There remains the point whether there was a cessation of the Company’s business under the agency agreement with N.A.K. when it expired on the 9th June 1972. Mr. Clarke submits that the Commissioner himself recognized that the services rendered by the Company before and after that date were of different natures, and that there was a cessation of its “Exclusive Distributorship business” on the 9th June 1972 and a commencement of the “Advisory Services” business on the 10th June 1972. He emphasizes that the two types of business are widely divergent and argues that no significance should be attached to the fact that the original staff and office premises were maintained.
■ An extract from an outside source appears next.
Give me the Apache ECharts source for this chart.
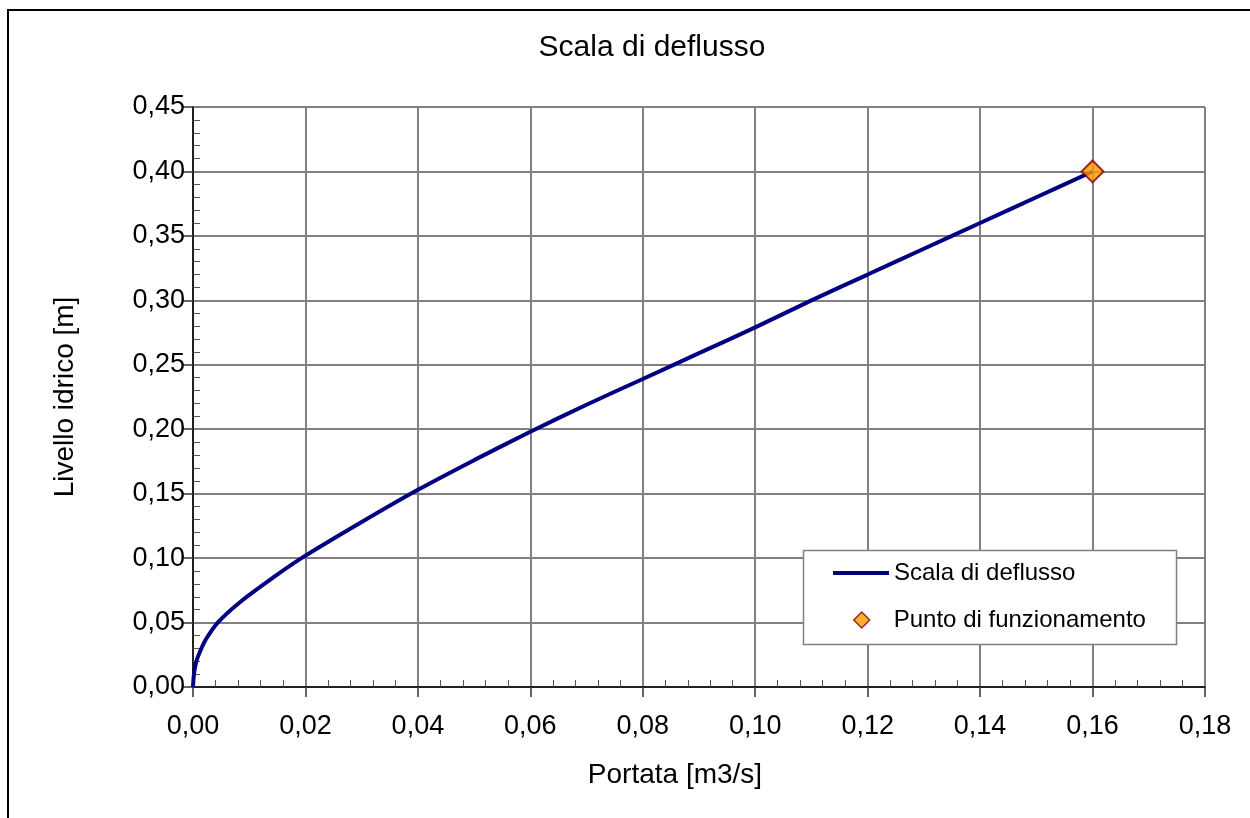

Mr. Ghafur on the other hand, contends that the Commissioner’s determination that the Company’s business was to obtain contracts for the provision of services and to earn profits by rendering services in fulfillment of such contracts is a correct one. In his submission, there was a pattern of continuity in the Company’s basic operations—that of securing contracts for the provision of services and to make a profit from such operations, and it makes no difference whether such services were rendered as distributing agents or as agents providing secretarial services. He also stresses the fact that there was no disruption in the Company’s organization as a result of the expiration of the first contract.
Like the Commissioner, we also take the view that it would be taking too narrow a view of the Company’s business to say that because the type of service provided under a contract has changed there must have been a cessation of the original business and the commencement of another. To earn income by providing services under long term contracts appears to constitute a business within which there can be room for changes in the nature of the services rendered and the manner as well as the capacity in which they are provided. It would be unrealistic to subdivide the classification of the business of a trading company to such a fine point that every time when a change occurs in the nature of any business within an object clause of its Memorandum of Association there is a cessation of such business.
The commencement or cessation of a business is a question of fact and in this respect we find among the documents submitted to us by the Company a letter dated the 10th January 1974 setting out the prices offered by one of the buyers for the purchase of logs from N.A.K. for the month of December 1973, long after the Company is supposed to have ceased to deal with N.A.K. The existence of such a letter was never satisfactorily explained to us. Then there is the fact that in the minutes of the Board Meeting held on the 20th January 1973, more than 7 months after the business had supposedly ceased, all that was recorded was that the “Sales Agreement” with N.A.K. Co. Ltd. had not been renewed. No mention was made that the business had ceased—a fact which could have been easily proved by calling a director or officer of the Company. In the circumstances, we have been left with considerable doubt in our mind, and we must hold that the Company has failed to discharge the onus of proving that there was a cessation in the Company’s business as claimed.